Autre constat fait dans les accueils des centres du planning : les dernières saillies des opposants au « mariage pour tous » ont fait sauter les digues d’une homophobie jusque là plus contenue. Sigrid : « Dans les classes, on a une séance autour du genre. Cette année, il a fallu bien expliquer notre démarche vu le contexte produit par les anti-mariage pour tous et les anti-gender2. Le corps enseignant flippe des réactions des parents, tout le monde devient frileux. Quant à l’homophobie, elle s’est décomplexée. On peut dire tout et n’importe quoi, que c’est pas naturel, qu’on va les cramer. » Et Sabine d’ajouter, la voix un peu blanche : « Dans les classes, il y a de moins en moins de retenue de la part des garçons. L’homophobie et le sexisme, tout ce qui a trait au culte de la virilité, explosent. On entend des propos hyper haineux du style si j’ai une fille plus tard, ben à 14 ans je l’enferme. » Ailleurs, c’est le prof de sport qui motive ses élèves en beuglant le toujours délicat : «  Allez, on n’est pas des tapettes ! »

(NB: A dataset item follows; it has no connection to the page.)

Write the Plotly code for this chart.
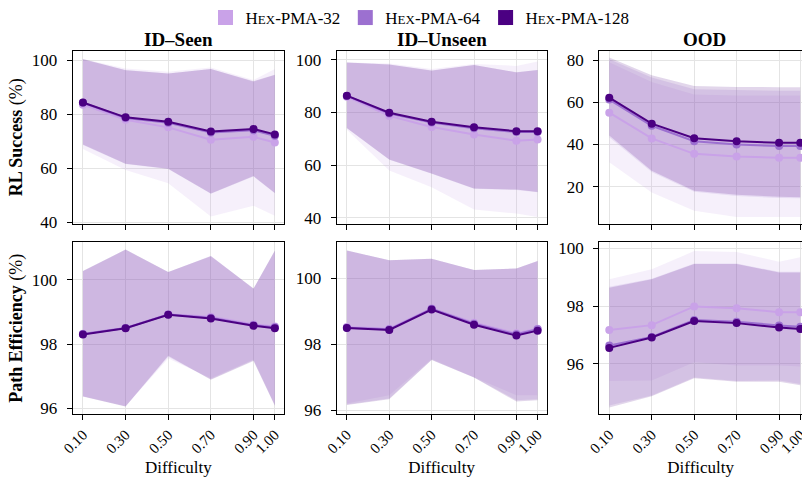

Mouvement féministe, le planning a dû faire face à ces deux brûlots, savamment entretenus par la task force politico-médiatique : la prostitution et le voile islamique. On sait à quel point ces deux lames de fond ont fracturé les milieux féministes. De son côté, le planning s’est prononcé, au niveau national, contre le projet de loi de pénalisation des clients, estimant que ce dispositif « pénalise les personnes prostituées en priorité » et a insisté pour que les actions à mener se fassent avec les associations de terrain et en prenant en compte la parole des prostituées. A l’intérieur des plannings, cette position ne fait pas l’unanimité. « Ce qui ne pose pas de problème vu qu’on n’est pas dans un mouvement sectaire », précise Sabine. Quant au voile islamique, Sigrid accueille régulièrement des femmes, « qu’elles gardent ou enlèvent leur foulard. On prend en compte les personnes dans leur globalité. » Sachant que pour arriver jusqu’au planning, ces dernières racontent les brimades ou remarques vexatoires qu’elles auront entendu le long du chemin.

Structures fragiles et éminemment politiques, les centres du planning familial ne doivent leur survie qu’à des subventions qui peuvent fluctuer au gré des différentes mandatures nationales ou locales. On se souvient qu’en 2009, Fillon avait voulu affaiblir l’association en l’amputant de 40 % de ses crédits. Ce n’est qu’après une énergique mobilisation que le Premier ministre sarkozyste avait reculé. « Chaque année on ne sait pas ce qu’on va recevoir. On fait les dossiers de subvention en décembre, on a les réponses dans l’été et on touche l’argent en fin d’année. Chaque association départementale est indépendante et doit trouver ses propres financements. Ce qui est nouveau, c’est qu’on a été obligées d’aller chercher de l’argent dans le privé, vers la Fondation de France. Bon, on n’est pas allées voir Vinci mais on a dû se replier vers le privé », constate Sigrid.


1 Hormis deux cas de mise en danger de la vie de la mère ou de grossesse résultant d’un viol. Le projet de loi est toujours en discussion aujourd’hui au sommet de l’état espagnol.

2 Opposants à l’enseignement de « la théorie du genre ».